Parallel programming and parallel program execution can be often very disappointing. You may invest a lot of very hard work in a project, only to discover that your parallel program doesn't run any faster than its sequential sibling. The reason for this is that the cost of communication, especially the cost of communication in a cluster, is extremely high. So you always have to balance amount of work to be carried out on a single node, versus amount of data that has to be exchanged between the nodes. The more work on the node and the less data to exchange, the better.
Communication problems are also at the root of poor scalability of parallel programs. Even if your program does perform up to the expectations, you may discover that your speed-up will no longer be satisfactory when the number of nodes, the program runs on, gets too large. Most production codes are written to run on 16 or 32 nodes maximum. Some may still scale to 64. But I haven't seen many production codes that would run well on, say, 1024 cluster nodes. The cost of communication and synchronization for this many nodes would be prohibitive.

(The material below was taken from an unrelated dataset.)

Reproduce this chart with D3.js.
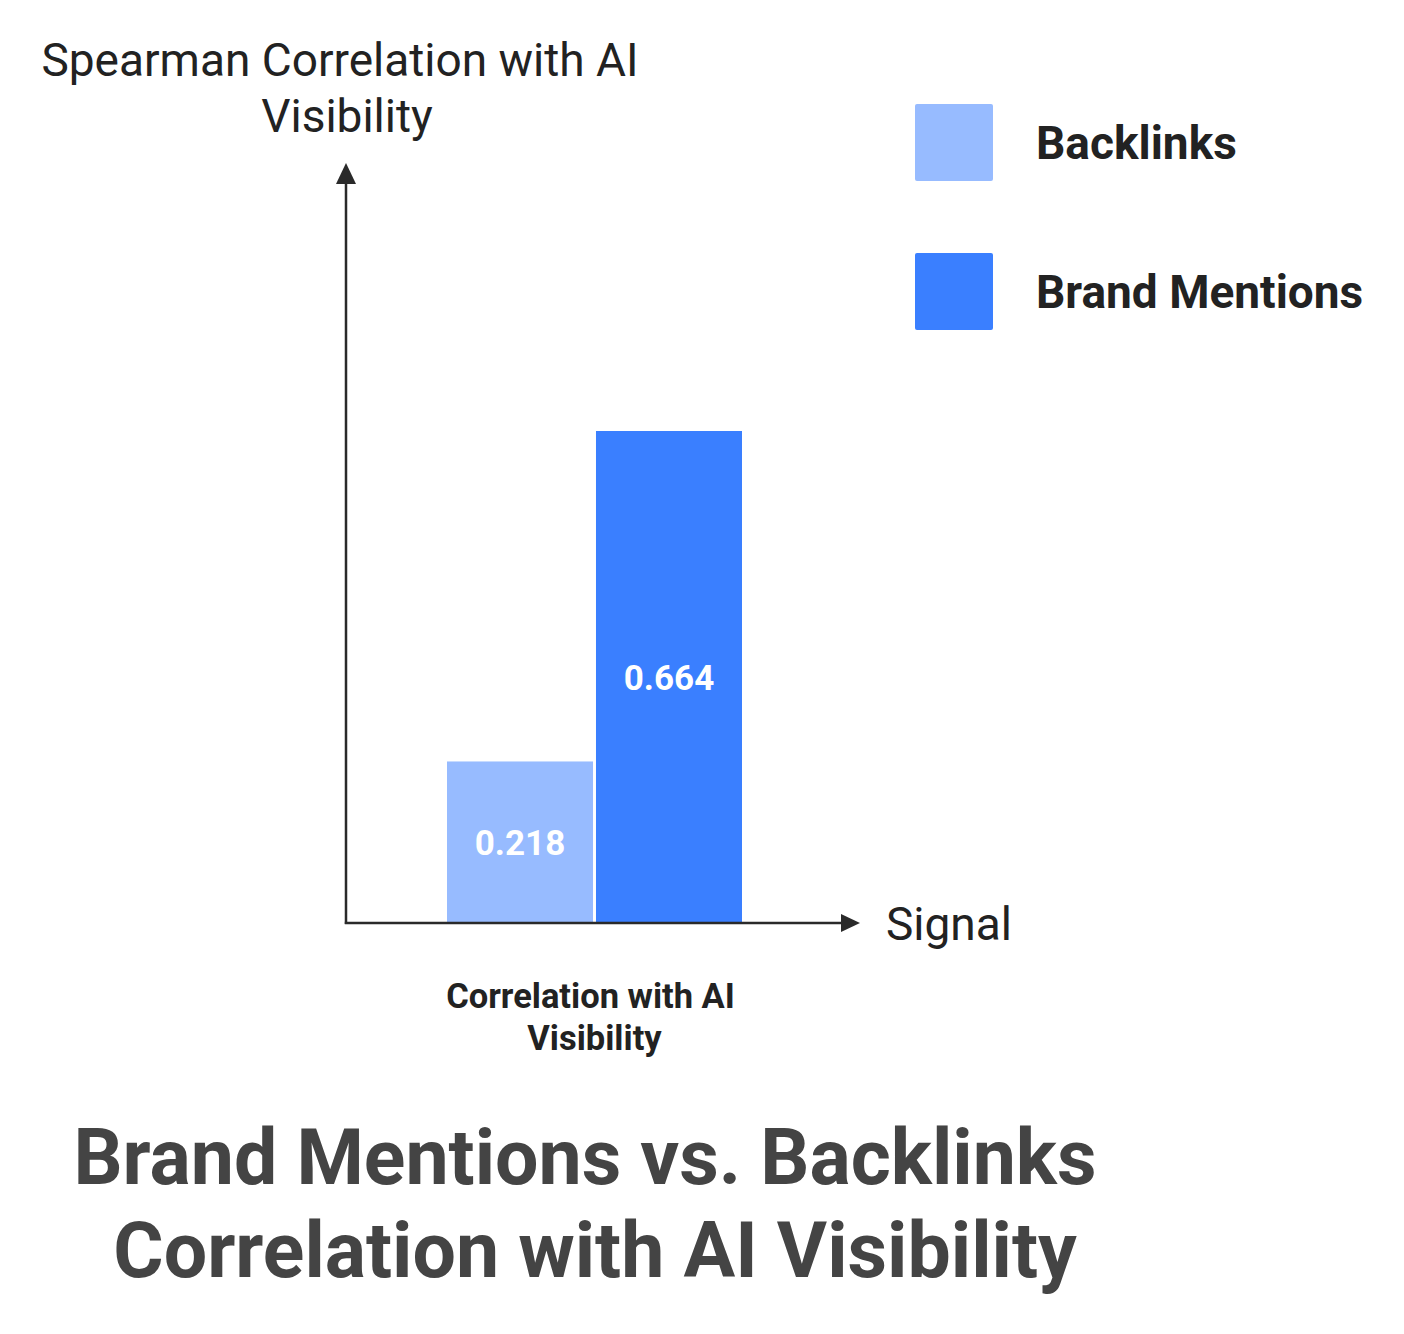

The present day parallel programming paradigms, perhaps with the notable exception of the data parallel paradigm, are not scalable beyond tens, or at best low hundreds, of processes.
But the data parallel paradigm can be laid out on machines with tens of thousands of CPUs. For example, the Connection Machine CM2 used to have up to 64,000 CPUs. This paradigm, as I have remarked above, should map on the PIM systems too. We will almost certainly see some form of it on the petaflops systems that are currently being developed.